Dr. Martin Radermacher
Award amount: $3,590 USD
This project will investigate how urban built environments contribute to dignified spaces. It will focus on migrant and minority religions in cities around the world and their aspirations for recognition and representation. I propose to use this funding to initiate a larger networked project in collaboration with colleagues from other disciplines, including architecture, theology, and urban design. It is one of the pressing social issues in the face of growing diversity to understand how urban spaces provide or lack dignity for religious migrant and minority groups.
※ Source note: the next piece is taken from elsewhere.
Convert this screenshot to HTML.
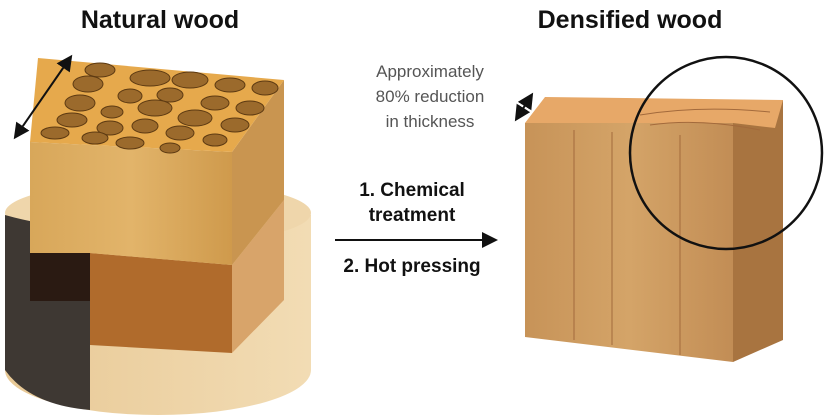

The research will adopt the assumptions that: dignity is among the constitutional values of contemporary societies, the design and experience of built environments is a crucial aspect for the spiritual identity and development of these communities, and diverse post-secular societies need to understand much better the relevance of dignified places for believers of various faiths.
Victoria L V Schulz-Daubas
Award amount: $5,000 USD
The aim of this project is to examine the concept of the sublime in relation to architectural practice, with the objective to identify factors that play a role in a place being experienced as ‘sublime’ or ‘awe-inspiring,’ and ‘transcendental’. I also aim to establish how these factors can be translated into practice, and also made tangible to the point where they can be shared with other practitioners and a wider audience. I propose that the sublime, with its capacity to shift thinking and help us to see connections, may result in more joined-up thinking in order to coordinate better solutions to the pressing issues we are confronted with, and the fact that architecture and the society it derives from are two inseparable matters.